Second in a series (Read Part 1 here)
“Opportunity can go by in a day.”
Norman Bell Keevil, Sr.
Norman Bell Keevil was born on a Saskatchewan farm in 1910. In his first life, Keevil was an academic, studying math, chemistry and geology at the University of Saskatchewan before getting his PhD at Harvard. His pioneering work in uranium and thorium was of such quality that he got an invitation to work on the Manhattan Project.
That didn’t pan out. And in his second life, after he had made the switch from academia to the business world, few of the things he built blew up – even in the volatile world of mining exploration and mine-building. Keevil was president and CEO of Teck from 1963 to 1981, when he became chairman. By that time, the company was a mining powerhouse producing gold, copper, zinc, coal and molybdenum.
After the Second World War, Keevil bought the Canadian rights to the U.S. Navy’s magnetic airborne detectors, used to find enemy subs. He went to work with them in 1946 and 1947 and discovered a very large magnetic anomaly near Kirkland Lake, Ontario. He staked the property, drilled it and wasn’t disappointed – one of the drill holes hit 28% copper over 58 feet.
Frustrated with various joint ventures on the property with major mining companies, Keevil founded the TSE-listed Temagami Mining Company. The deposit he discovered would become the Temagami copper mine, which produced Canada’s purest copper ore and was the cornerstone of Keevil’s empire until it closed in 1972.
Keevil had scientific cred in spades but he also showed a flair for promotion, even before he relocated to Vancouver. Just before Temagami opened, he brought in a planeload of geologists, investors and brokers to tour the mine. “A freak of nature had exposed a 150-foot vein of pure copper to the air, so he paid $500 for a tombstone firm from Port Credit to polish the copper until it shone,” according to Fleecing the Lamb, a history of the Vancouver Stock Exchange written by David Cruise and Alison Griffiths. Keevil instructed the pilot to fly in so the sun reflected off the vein. Within days, Temagami stock had rocketed from 25 cents to $9 a share.

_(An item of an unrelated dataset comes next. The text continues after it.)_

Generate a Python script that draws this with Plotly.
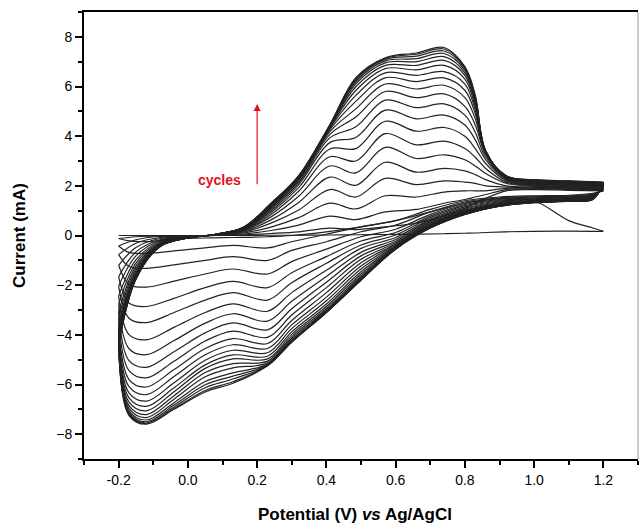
import plotly.graph_objects as go

# Potential grids (V vs Ag/AgCl)
ANODIC_V = [-0.2, -0.15, -0.08, 0.0, 0.08, 0.16, 0.24, 0.32, 0.41, 0.485, 0.57,
            0.66, 0.74, 0.80, 0.83, 0.86, 0.92, 1.0, 1.1, 1.2]
CATHODIC_V = [1.17, 1.1, 1.0, 0.9, 0.8, 0.7, 0.6, 0.5, 0.4, 0.3, 0.23, 0.13,
              0.05, -0.04, -0.12, -0.17, -0.2]

# Current (mA) of each cycle, forward (anodic) sweep
ANODIC_I = [
    [0, 0, 0, 0, 0, 0, 0.01, 0.01, 0.02, 0.03, 0.04, 0.05, 0.07, 0.09, 0.1, 0.12, 0.15, 0.17, 0.18, 0.17],
    [-0.12, -0.05, -0.02, -0.02, 0.0, 0.03, 0.08, 0.15, 0.3, 0.24, 0.35, 0.5, 0.8, 1.1, 1.3, 1.5, 1.8, 1.85, 1.82, 1.8],
    [-0.42, -0.17, -0.04, -0.03, 0.0, 0.06, 0.2, 0.42, 0.78, 0.64, 0.95, 1.05, 1.3, 1.45, 1.55, 1.65, 1.85, 1.88, 1.85, 1.82],
    [-0.77, -0.31, -0.08, -0.04, 0.01, 0.1, 0.34, 0.72, 1.3, 1.07, 1.6, 1.55, 1.75, 1.8, 1.8, 1.8, 1.9, 1.9, 1.87, 1.85],
    [-1.2, -0.48, -0.12, -0.05, 0.01, 0.13, 0.5, 1.03, 1.85, 1.55, 2.3, 2.05, 2.2, 2.15, 2.1, 2.0, 1.95, 1.92, 1.9, 1.88],
    [-1.66, -0.66, -0.17, -0.06, 0.02, 0.16, 0.63, 1.33, 2.35, 2.02, 2.95, 2.55, 2.7, 2.6, 2.45, 2.25, 2.0, 1.95, 1.92, 1.9],
    [-2.04, -0.82, -0.2, -0.07, 0.02, 0.19, 0.75, 1.58, 2.8, 2.52, 3.55, 3.1, 3.25, 3.05, 2.8, 2.5, 2.1, 1.98, 1.95, 1.92],
    [-2.44, -0.98, -0.24, -0.07, 0.02, 0.21, 0.85, 1.78, 3.17, 3.0, 4.1, 3.65, 3.8, 3.5, 3.15, 2.7, 2.15, 2.0, 1.97, 1.95],
    [-2.78, -1.11, -0.28, -0.08, 0.03, 0.23, 0.93, 1.93, 3.48, 3.5, 4.6, 4.2, 4.35, 4.0, 3.5, 2.9, 2.2, 2.03, 2.0, 1.97],
    [-3.08, -1.23, -0.31, -0.08, 0.03, 0.25, 1.0, 2.05, 3.74, 3.95, 5.05, 4.7, 4.85, 4.45, 3.85, 3.05, 2.25, 2.06, 2.02, 1.99],
    [-3.32, -1.33, -0.33, -0.09, 0.03, 0.26, 1.06, 2.13, 3.93, 4.38, 5.45, 5.15, 5.3, 4.85, 4.15, 3.15, 2.28, 2.08, 2.04, 2.01],
    [-3.54, -1.42, -0.35, -0.09, 0.04, 0.27, 1.11, 2.2, 4.07, 4.77, 5.8, 5.55, 5.7, 5.2, 4.45, 3.25, 2.3, 2.1, 2.06, 2.03],
    [-3.72, -1.49, -0.37, -0.09, 0.04, 0.28, 1.15, 2.25, 4.18, 5.1, 6.1, 5.9, 6.05, 5.55, 4.7, 3.3, 2.32, 2.12, 2.08, 2.05],
    [-3.87, -1.55, -0.39, -0.1, 0.04, 0.29, 1.18, 2.29, 4.26, 5.4, 6.35, 6.2, 6.35, 5.85, 4.9, 3.35, 2.33, 2.14, 2.1, 2.07],
    [-3.99, -1.6, -0.4, -0.1, 0.04, 0.3, 1.21, 2.32, 4.32, 5.64, 6.55, 6.45, 6.6, 6.1, 5.05, 3.38, 2.34, 2.16, 2.12, 2.08],
    [-4.09, -1.64, -0.41, -0.1, 0.05, 0.31, 1.23, 2.34, 4.36, 5.84, 6.72, 6.67, 6.85, 6.3, 5.2, 3.4, 2.35, 2.18, 2.13, 2.09],
    [-4.18, -1.67, -0.42, -0.1, 0.05, 0.31, 1.25, 2.36, 4.39, 5.99, 6.85, 6.85, 7.05, 6.45, 5.3, 3.4, 2.36, 2.2, 2.15, 2.1],
    [-4.25, -1.7, -0.43, -0.1, 0.05, 0.32, 1.26, 2.37, 4.41, 6.11, 6.95, 7.0, 7.2, 6.55, 5.4, 3.4, 2.37, 2.21, 2.16, 2.11],
    [-4.31, -1.72, -0.43, -0.1, 0.05, 0.32, 1.27, 2.38, 4.43, 6.2, 7.03, 7.12, 7.33, 6.65, 5.48, 3.4, 2.38, 2.22, 2.17, 2.12],
    [-4.35, -1.74, -0.44, -0.1, 0.05, 0.32, 1.28, 2.39, 4.44, 6.27, 7.09, 7.22, 7.43, 6.72, 5.55, 3.4, 2.39, 2.23, 2.18, 2.13],
    [-4.38, -1.75, -0.44, -0.1, 0.05, 0.33, 1.29, 2.4, 4.45, 6.32, 7.13, 7.3, 7.51, 6.77, 5.6, 3.4, 2.4, 2.24, 2.19, 2.14],
    [-4.4, -1.76, -0.44, -0.1, 0.05, 0.33, 1.3, 2.41, 4.46, 6.36, 7.16, 7.35, 7.57, 6.8, 5.65, 3.4, 2.4, 2.25, 2.2, 2.15],
]

# Current (mA) of each cycle, reverse (cathodic) sweep
CATHODIC_I = [
    [0.3, 0.6, 1.4, 1.5, 1.3, 0.95, 0.6, 0.35, 0.15, 0.0, -0.05, -0.08, -0.1, -0.15, -0.25, -0.22, -0.12],
    [1.7, 1.62, 1.6, 1.55, 1.4, 1.05, 0.6, 0.35, 0.05, -0.25, -0.5, -0.4, -0.5, -0.62, -0.72, -0.68, -0.42],
    [1.68, 1.6, 1.57, 1.52, 1.35, 0.95, 0.42, 0.15, -0.25, -0.6, -1.0, -0.85, -1.0, -1.18, -1.32, -1.25, -0.77],
    [1.66, 1.58, 1.55, 1.48, 1.3, 0.85, 0.25, -0.05, -0.55, -1.05, -1.55, -1.35, -1.55, -1.84, -2.08, -1.97, -1.2],
    [1.64, 1.56, 1.52, 1.45, 1.25, 0.78, 0.12, -0.22, -0.85, -1.5, -2.1, -1.85, -2.1, -2.53, -2.86, -2.72, -1.66],
    [1.62, 1.54, 1.5, 1.42, 1.2, 0.72, 0.02, -0.38, -1.12, -1.9, -2.6, -2.3, -2.6, -3.1, -3.51, -3.33, -2.04],
    [1.6, 1.52, 1.48, 1.39, 1.15, 0.65, -0.08, -0.52, -1.4, -2.3, -3.05, -2.75, -3.1, -3.7, -4.2, -3.99, -2.44],
    [1.58, 1.5, 1.46, 1.36, 1.1, 0.6, -0.16, -0.68, -1.65, -2.65, -3.45, -3.15, -3.53, -4.23, -4.8, -4.56, -2.78],
    [1.57, 1.49, 1.44, 1.33, 1.06, 0.55, -0.23, -0.82, -1.88, -2.95, -3.8, -3.52, -3.92, -4.68, -5.31, -5.04, -3.08],
    [1.56, 1.48, 1.42, 1.3, 1.02, 0.5, -0.29, -0.96, -2.1, -3.2, -4.1, -3.85, -4.25, -5.06, -5.73, -5.44, -3.32],
    [1.55, 1.46, 1.41, 1.28, 0.99, 0.47, -0.34, -1.1, -2.3, -3.42, -4.35, -4.15, -4.55, -5.4, -6.1, -5.8, -3.54],
    [1.54, 1.45, 1.4, 1.26, 0.96, 0.44, -0.38, -1.23, -2.48, -3.6, -4.55, -4.4, -4.8, -5.68, -6.41, -6.09, -3.72],
    [1.53, 1.44, 1.38, 1.25, 0.94, 0.41, -0.42, -1.35, -2.63, -3.75, -4.72, -4.62, -5.02, -5.93, -6.67, -6.34, -3.87],
    [1.52, 1.43, 1.37, 1.23, 0.92, 0.39, -0.45, -1.46, -2.76, -3.88, -4.86, -4.81, -5.21, -6.13, -6.88, -6.54, -3.99],
    [1.51, 1.42, 1.36, 1.22, 0.9, 0.37, -0.47, -1.55, -2.86, -3.98, -4.97, -4.97, -5.35, -6.29, -7.06, -6.71, -4.09],
    [1.5, 1.41, 1.35, 1.21, 0.89, 0.35, -0.49, -1.63, -2.94, -4.07, -5.06, -5.16, -5.52, -6.45, -7.21, -6.85, -4.18],
    [1.49, 1.4, 1.34, 1.2, 0.88, 0.34, -0.51, -1.69, -3.0, -4.14, -5.13, -5.33, -5.69, -6.59, -7.33, -6.96, -4.25],
    [1.48, 1.4, 1.34, 1.19, 0.87, 0.33, -0.52, -1.73, -3.04, -4.2, -5.18, -5.53, -5.88, -6.73, -7.43, -7.06, -4.31],
    [1.47, 1.39, 1.33, 1.19, 0.86, 0.32, -0.53, -1.76, -3.07, -4.24, -5.21, -5.66, -6.01, -6.83, -7.5, -7.13, -4.35],
    [1.46, 1.39, 1.33, 1.18, 0.86, 0.31, -0.54, -1.78, -3.09, -4.27, -5.23, -5.78, -6.13, -6.91, -7.55, -7.17, -4.38],
    [1.46, 1.38, 1.32, 1.18, 0.85, 0.3, -0.55, -1.79, -3.1, -4.29, -5.24, -5.89, -6.24, -6.97, -7.58, -7.2, -4.4],
    [1.45, 1.38, 1.32, 1.18, 0.85, 0.3, -0.55, -1.8, -3.1, -4.3, -5.25, -5.95, -6.3, -7.0, -7.6, -7.25, -4.4],
]

X_TICKS = [-0.2, 0.0, 0.2, 0.4, 0.6, 0.8, 1.0, 1.2]
Y_TICKS = [-8, -6, -4, -2, 0, 2, 4, 6, 8]

FONT = "Arial, Liberation Sans, sans-serif"
LINE = dict(color="#222222", width=1.2, shape="spline", smoothing=1.0)

fig = go.Figure()
for a, c in zip(ANODIC_I, CATHODIC_I):
    fig.add_trace(go.Scatter(x=ANODIC_V, y=a, mode="lines", line=LINE,
                             showlegend=False, hoverinfo="skip"))
    fig.add_trace(go.Scatter(x=[ANODIC_V[-1]] + CATHODIC_V, y=[a[-1]] + c,
                             mode="lines", line=LINE, showlegend=False,
                             hoverinfo="skip"))

axis_common = dict(
    showgrid=False, zeroline=False, showline=True, linecolor="black",
    linewidth=2, ticks="outside", ticklen=7, tickwidth=1.5, tickcolor="black",
    tickfont=dict(family=FONT, size=14, color="black"),
)

fig.update_layout(
    width=639, height=526,
    margin=dict(l=84, r=1, t=12, b=67),
    paper_bgcolor="white", plot_bgcolor="white",
    xaxis=dict(range=[-0.3, 1.3], tickvals=X_TICKS,
               ticktext=[f"{v:.1f}" for v in X_TICKS],
               minor=dict(ticks="outside", ticklen=4, tickwidth=1.5,
                          tickcolor="black", dtick=0.1, tick0=-0.3),
               mirror=True,
               **axis_common),
    yaxis=dict(range=[-9, 9], tickvals=Y_TICKS,
               minor=dict(ticks="outside", ticklen=4, tickwidth=1.5,
                          tickcolor="black", dtick=1, tick0=-9),
               title=dict(text="<b>Current (mA)</b>",
                          font=dict(family=FONT, size=17, color="black"),
                          standoff=26),
               **axis_common),
)

# x-axis title (as annotation near the bottom edge like the original)
fig.add_annotation(x=0.49, y=0, xref="paper", yref="paper", yshift=-55,
                   yanchor="middle", showarrow=False,
                   text="<b>Potential (V) <i>vs</i> Ag/AgCl</b>",
                   font=dict(family=FONT, size=17, color="black"))

# right frame border (thin, grey)
fig.add_shape(type="line", xref="paper", yref="paper", x0=1, x1=1, y0=0, y1=1,
              line=dict(color="#999999", width=1))

# "cycles" arrow and label
fig.add_annotation(x=0.2, y=5.3, ax=0.2, ay=2.0, xref="x", yref="y",
                   axref="x", ayref="y", text="", showarrow=True,
                   arrowhead=2, arrowsize=1.2, arrowwidth=1.2,
                   arrowcolor="#e3131b")
fig.add_annotation(x=0.09, y=2.25, xref="x", yref="y", text="<b>cycles</b>",
                   showarrow=False,
                   font=dict(family=FONT, size=14, color="#e3131b"))

fig.write_html("out.html")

Keevil – and later his son, Dr. Norman B. Keevil, the current chairman of Teck – developed a reputation for dealing fairly with junior exploration companies. Teck had holdings in dozens of mining juniors but Keevil whittled that down to about 30 companies and embarked on a decade of aggressive mine-building from 1975 to 1985. He brought seven mines into production in those 10 years, including the Hemlo David Bell gold mine, on which he partnered with Murray Pezim.
Keevil persisted on the expansion even through a debt scare in 1981, when Teck was overextended as a recession hit. (History rhymed in 2008-09 when debt-laden Teck – which had taken over Fording Coal for $14 billion just before the financial crisis hit – sold 17% of the company to China during a near-death experience).
Keevil died at the age of 78 in 1989, his position as a Canadian mining and business legend secure due to his ability to find mineral deposits, finance and bring them into production, and then run the growing empire that resulted.
His son, Dr. Norman B. Keevil, is a Canadian mining icon in his own right. The younger Keevil joined Teck in 1962 as vice-president of exploration, was president and CEO for 20 years and was named non-executive chairman in 2001. He was inducted to the Canadian Mining Hall of Fame in 2004.
As for Teck, it is North America’s largest producer of metallurgical coal, the world’s third largest producer of zinc and a copper heavyweight with a major oilsands presence.
The stock has been chopped in half from its 2010 all-time high as growth slows in China and a global recession shows no signs of easing. However, the company’s dividend keeps on increasing and its $3.6 billion in cash as of June 30 is an enviable pile of dry powder. At $29 a share, Teck’s market cap is about $17 billion.
In the second quarter, Teck reported adjusted profit of $325 million and cash flow from operations of $725 million. Q3 results are scheduled to land Oct. 24.